**INFORMATION SHOWN**
• • • • • • •

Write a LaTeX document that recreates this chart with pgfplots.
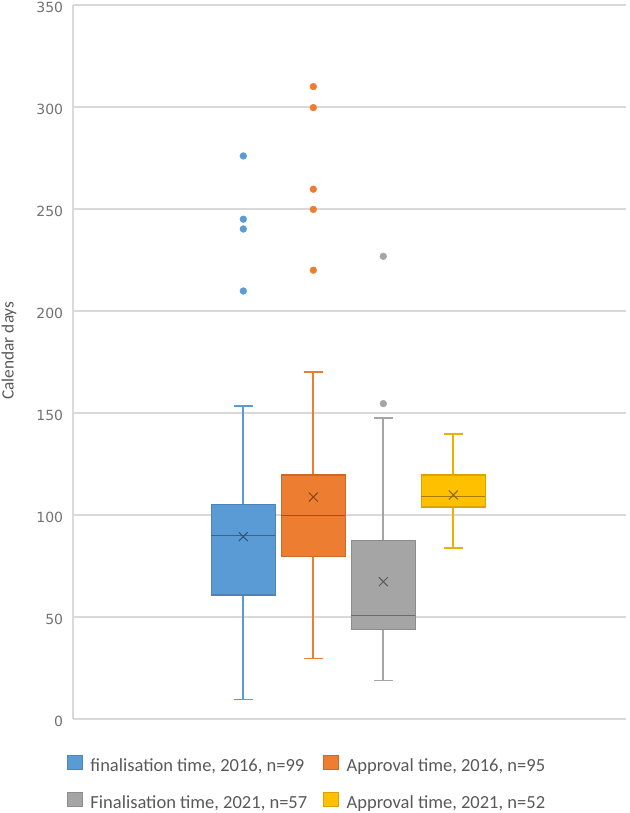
\documentclass[border=0pt]{standalone}
\usepackage{fontspec}
\setmainfont{Carlito}
\newfontfamily\tickfont{DejaVu Sans}
\usepackage{pgfplots}
\pgfplotsset{compat=1.18}
\definecolor{cblue}{HTML}{5B9BD5}
\definecolor{corange}{HTML}{ED7D31}
\definecolor{cgray}{HTML}{A5A5A5}
\definecolor{cyellow}{HTML}{FFC000}
\definecolor{gridc}{HTML}{D9D9D9}
\definecolor{txt}{HTML}{595959}

\begin{document}
\begin{tikzpicture}
\begin{axis}[
  scale only axis,
  width=553pt, height=714pt,
  xmin=-1.433, xmax=6.467,
  ymin=0, ymax=350,
  ytick={0,50,...,350},
  xtick=\empty,
  ymajorgrids=true,
  grid style={gridc, line width=1.1pt},
  separate axis lines,
  axis x line*=bottom,
  axis y line*=left,
  x axis line style={draw=none},
  y axis line style={gridc, line width=1.1pt},
  ytick style={draw=none},
  /pgf/number format/assume math mode=true,
  tick label style={font=\tickfont\fontsize{14}{16}\selectfont, text=txt!85!white},
  yticklabel style={inner sep=0pt, anchor=east, xshift=-9.7pt, yshift=-2.5pt},
  ylabel={Calendar days},
  ylabel style={font=\fontsize{17.3}{19}\selectfont, text=txt,
    at={(axis description cs:-0.1157,0.516)}, anchor=center},
  legend columns=2,
  legend cell align=left,
  legend style={draw=none, fill=none, font=\fontsize{18.5}{20}\selectfont, text=txt,
    inner sep=0pt, outer sep=0pt, nodes={inner sep=0pt},
    at={(axis description cs:0,0)}, anchor=north west,
    xshift=-6.3pt, yshift=-36pt,
    /tikz/every odd column/.append style={column sep=8.4pt},
    /tikz/every even column/.append style={column sep=15.6pt},
    row sep=19pt},
  legend image code/.code={\draw[#1] (0pt,-3.5pt) rectangle (15pt,10.5pt);},
  every axis plot/.append style={forget plot},
]
% ---- finalisation 2016 (x=1)
\addplot[draw=cblue, line width=1.7pt] coordinates {(1,105.2) (1,153.4)};
\addplot[draw=cblue, line width=1.4pt] coordinates {(0.865,153.4) (1.135,153.4)};
\addplot[draw=cblue, line width=1.7pt] coordinates {(1,60.8) (1,9.6)};
\addplot[draw=cblue, line width=1.4pt] coordinates {(0.865,9.6) (1.135,9.6)};
\addplot[fill=cblue, draw=cblue!85!black, line width=1.2pt] coordinates {
  (0.543,60.8) (1.457,60.8) (1.457,105.2) (0.543,105.2)} -- cycle;
\addplot[draw=cblue!65!black, line width=1.2pt] coordinates {(0.543,90) (1.457,90)};
\addplot[only marks, mark=*, mark size=3.4pt, fill=cblue, draw=cblue] coordinates {
  (1,276) (1,245) (1,240.2) (1,209.8)};
% ---- approval 2016 (x=2)
\addplot[draw=corange, line width=1.7pt] coordinates {(2,119.6) (2,170)};
\addplot[draw=corange, line width=1.4pt] coordinates {(1.865,170) (2.135,170)};
\addplot[draw=corange, line width=1.7pt] coordinates {(2,79.6) (2,29.7)};
\addplot[draw=corange, line width=1.4pt] coordinates {(1.865,29.7) (2.135,29.7)};
\addplot[fill=corange, draw=corange!85!black, line width=1.2pt] coordinates {
  (1.543,79.6) (2.457,79.6) (2.457,119.6) (1.543,119.6)} -- cycle;
\addplot[draw=corange!65!black, line width=1.2pt] coordinates {(1.543,99.7) (2.457,99.7)};
\addplot[only marks, mark=*, mark size=3.4pt, fill=corange, draw=corange] coordinates {
  (2,310) (2,299.7) (2,259.7) (2,249.8) (2,220)};
% ---- finalisation 2021 (x=3)
\addplot[draw=cgray, line width=1.7pt] coordinates {(3,87.4) (3,147.5)};
\addplot[draw=cgray, line width=1.4pt] coordinates {(2.865,147.5) (3.135,147.5)};
\addplot[draw=cgray, line width=1.7pt] coordinates {(3,43.9) (3,18.8)};
\addplot[draw=cgray, line width=1.4pt] coordinates {(2.865,18.8) (3.135,18.8)};
\addplot[fill=cgray, draw=cgray!85!black, line width=1.2pt] coordinates {
  (2.543,43.9) (3.457,43.9) (3.457,87.4) (2.543,87.4)} -- cycle;
\addplot[draw=cgray!65!black, line width=1.2pt] coordinates {(2.543,50.8) (3.457,50.8)};
\addplot[only marks, mark=*, mark size=3.4pt, fill=cgray, draw=cgray] coordinates {
  (3,226.8) (3,154.6)};
% ---- approval 2021 (x=4)
\addplot[draw=cyellow!92!black, line width=1.7pt] coordinates {(4,119.6) (4,139.7)};
\addplot[draw=cyellow!92!black, line width=1.4pt] coordinates {(3.865,139.7) (4.135,139.7)};
\addplot[draw=cyellow!92!black, line width=1.7pt] coordinates {(4,103.9) (4,83.8)};
\addplot[draw=cyellow!92!black, line width=1.4pt] coordinates {(3.865,83.8) (4.135,83.8)};
\addplot[fill=cyellow, draw=cyellow!85!black, line width=1.2pt] coordinates {
  (3.543,103.9) (4.457,103.9) (4.457,119.6) (3.543,119.6)} -- cycle;
\addplot[draw=cyellow!65!black, line width=1.2pt] coordinates {(3.543,109) (4.457,109)};
% ---- means
\addplot[only marks, mark=x, mark size=6.3pt, draw=cblue!55!black, line width=1pt] coordinates {(1,89.4)};
\addplot[only marks, mark=x, mark size=6.3pt, draw=corange!55!black, line width=1pt] coordinates {(2,108.8)};
\addplot[only marks, mark=x, mark size=6.3pt, draw=cgray!55!black, line width=1pt] coordinates {(3,67.3)};
\addplot[only marks, mark=x, mark size=6.3pt, draw=cyellow!55!black, line width=1pt] coordinates {(4,109.8)};
\addlegendimage{fill=cblue, draw=cblue!85!black}
\addlegendentry{finalisation time, 2016, n=99}
\addlegendimage{fill=corange, draw=corange!85!black}
\addlegendentry{Approval time, 2016, n=95}
\addlegendimage{fill=cgray, draw=cgray!85!black}
\addlegendentry{Finalisation time, 2021, n=57}
\addlegendimage{fill=cyellow, draw=cyellow!85!black}
\addlegendentry{Approval time, 2021, n=52}
\end{axis}
\pgfresetboundingbox
\path (current axis.south west) ++(-73pt,-94pt) rectangle ++(629pt,813pt);
\end{tikzpicture}
\end{document}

• • • • • • •

**WHAT NEEDS TO BE DONE**
Transcribe each line above verbatim, with the pictures left out.

**SOLUTION BELOW**
Write a LaTeX document that recreates this chart with pgfplots.
\documentclass[border=0pt]{standalone}
\usepackage{fontspec}
\setmainfont{Carlito}
\newfontfamily\tickfont{DejaVu Sans}
\usepackage{pgfplots}
\pgfplotsset{compat=1.18}
\definecolor{cblue}{HTML}{5B9BD5}
\definecolor{corange}{HTML}{ED7D31}
\definecolor{cgray}{HTML}{A5A5A5}
\definecolor{cyellow}{HTML}{FFC000}
\definecolor{gridc}{HTML}{D9D9D9}
\definecolor{txt}{HTML}{595959}

\begin{document}
\begin{tikzpicture}
\begin{axis}[
  scale only axis,
  width=553pt, height=714pt,
  xmin=-1.433, xmax=6.467,
  ymin=0, ymax=350,
  ytick={0,50,...,350},
  xtick=\empty,
  ymajorgrids=true,
  grid style={gridc, line width=1.1pt},
  separate axis lines,
  axis x line*=bottom,
  axis y line*=left,
  x axis line style={draw=none},
  y axis line style={gridc, line width=1.1pt},
  ytick style={draw=none},
  /pgf/number format/assume math mode=true,
  tick label style={font=\tickfont\fontsize{14}{16}\selectfont, text=txt!85!white},
  yticklabel style={inner sep=0pt, anchor=east, xshift=-9.7pt, yshift=-2.5pt},
  ylabel={Calendar days},
  ylabel style={font=\fontsize{17.3}{19}\selectfont, text=txt,
    at={(axis description cs:-0.1157,0.516)}, anchor=center},
  legend columns=2,
  legend cell align=left,
  legend style={draw=none, fill=none, font=\fontsize{18.5}{20}\selectfont, text=txt,
    inner sep=0pt, outer sep=0pt, nodes={inner sep=0pt},
    at={(axis description cs:0,0)}, anchor=north west,
    xshift=-6.3pt, yshift=-36pt,
    /tikz/every odd column/.append style={column sep=8.4pt},
    /tikz/every even column/.append style={column sep=15.6pt},
    row sep=19pt},
  legend image code/.code={\draw[#1] (0pt,-3.5pt) rectangle (15pt,10.5pt);},
  every axis plot/.append style={forget plot},
]
% ---- finalisation 2016 (x=1)
\addplot[draw=cblue, line width=1.7pt] coordinates {(1,105.2) (1,153.4)};
\addplot[draw=cblue, line width=1.4pt] coordinates {(0.865,153.4) (1.135,153.4)};
\addplot[draw=cblue, line width=1.7pt] coordinates {(1,60.8) (1,9.6)};
\addplot[draw=cblue, line width=1.4pt] coordinates {(0.865,9.6) (1.135,9.6)};
\addplot[fill=cblue, draw=cblue!85!black, line width=1.2pt] coordinates {
  (0.543,60.8) (1.457,60.8) (1.457,105.2) (0.543,105.2)} -- cycle;
\addplot[draw=cblue!65!black, line width=1.2pt] coordinates {(0.543,90) (1.457,90)};
\addplot[only marks, mark=*, mark size=3.4pt, fill=cblue, draw=cblue] coordinates {
  (1,276) (1,245) (1,240.2) (1,209.8)};
% ---- approval 2016 (x=2)
\addplot[draw=corange, line width=1.7pt] coordinates {(2,119.6) (2,170)};
\addplot[draw=corange, line width=1.4pt] coordinates {(1.865,170) (2.135,170)};
\addplot[draw=corange, line width=1.7pt] coordinates {(2,79.6) (2,29.7)};
\addplot[draw=corange, line width=1.4pt] coordinates {(1.865,29.7) (2.135,29.7)};
\addplot[fill=corange, draw=corange!85!black, line width=1.2pt] coordinates {
  (1.543,79.6) (2.457,79.6) (2.457,119.6) (1.543,119.6)} -- cycle;
\addplot[draw=corange!65!black, line width=1.2pt] coordinates {(1.543,99.7) (2.457,99.7)};
\addplot[only marks, mark=*, mark size=3.4pt, fill=corange, draw=corange] coordinates {
  (2,310) (2,299.7) (2,259.7) (2,249.8) (2,220)};
% ---- finalisation 2021 (x=3)
\addplot[draw=cgray, line width=1.7pt] coordinates {(3,87.4) (3,147.5)};
\addplot[draw=cgray, line width=1.4pt] coordinates {(2.865,147.5) (3.135,147.5)};
\addplot[draw=cgray, line width=1.7pt] coordinates {(3,43.9) (3,18.8)};
\addplot[draw=cgray, line width=1.4pt] coordinates {(2.865,18.8) (3.135,18.8)};
\addplot[fill=cgray, draw=cgray!85!black, line width=1.2pt] coordinates {
  (2.543,43.9) (3.457,43.9) (3.457,87.4) (2.543,87.4)} -- cycle;
\addplot[draw=cgray!65!black, line width=1.2pt] coordinates {(2.543,50.8) (3.457,50.8)};
\addplot[only marks, mark=*, mark size=3.4pt, fill=cgray, draw=cgray] coordinates {
  (3,226.8) (3,154.6)};
% ---- approval 2021 (x=4)
\addplot[draw=cyellow!92!black, line width=1.7pt] coordinates {(4,119.6) (4,139.7)};
\addplot[draw=cyellow!92!black, line width=1.4pt] coordinates {(3.865,139.7) (4.135,139.7)};
\addplot[draw=cyellow!92!black, line width=1.7pt] coordinates {(4,103.9) (4,83.8)};
\addplot[draw=cyellow!92!black, line width=1.4pt] coordinates {(3.865,83.8) (4.135,83.8)};
\addplot[fill=cyellow, draw=cyellow!85!black, line width=1.2pt] coordinates {
  (3.543,103.9) (4.457,103.9) (4.457,119.6) (3.543,119.6)} -- cycle;
\addplot[draw=cyellow!65!black, line width=1.2pt] coordinates {(3.543,109) (4.457,109)};
% ---- means
\addplot[only marks, mark=x, mark size=6.3pt, draw=cblue!55!black, line width=1pt] coordinates {(1,89.4)};
\addplot[only marks, mark=x, mark size=6.3pt, draw=corange!55!black, line width=1pt] coordinates {(2,108.8)};
\addplot[only marks, mark=x, mark size=6.3pt, draw=cgray!55!black, line width=1pt] coordinates {(3,67.3)};
\addplot[only marks, mark=x, mark size=6.3pt, draw=cyellow!55!black, line width=1pt] coordinates {(4,109.8)};
\addlegendimage{fill=cblue, draw=cblue!85!black}
\addlegendentry{finalisation time, 2016, n=99}
\addlegendimage{fill=corange, draw=corange!85!black}
\addlegendentry{Approval time, 2016, n=95}
\addlegendimage{fill=cgray, draw=cgray!85!black}
\addlegendentry{Finalisation time, 2021, n=57}
\addlegendimage{fill=cyellow, draw=cyellow!85!black}
\addlegendentry{Approval time, 2021, n=52}
\end{axis}
\pgfresetboundingbox
\path (current axis.south west) ++(-73pt,-94pt) rectangle ++(629pt,813pt);
\end{tikzpicture}
\end{document}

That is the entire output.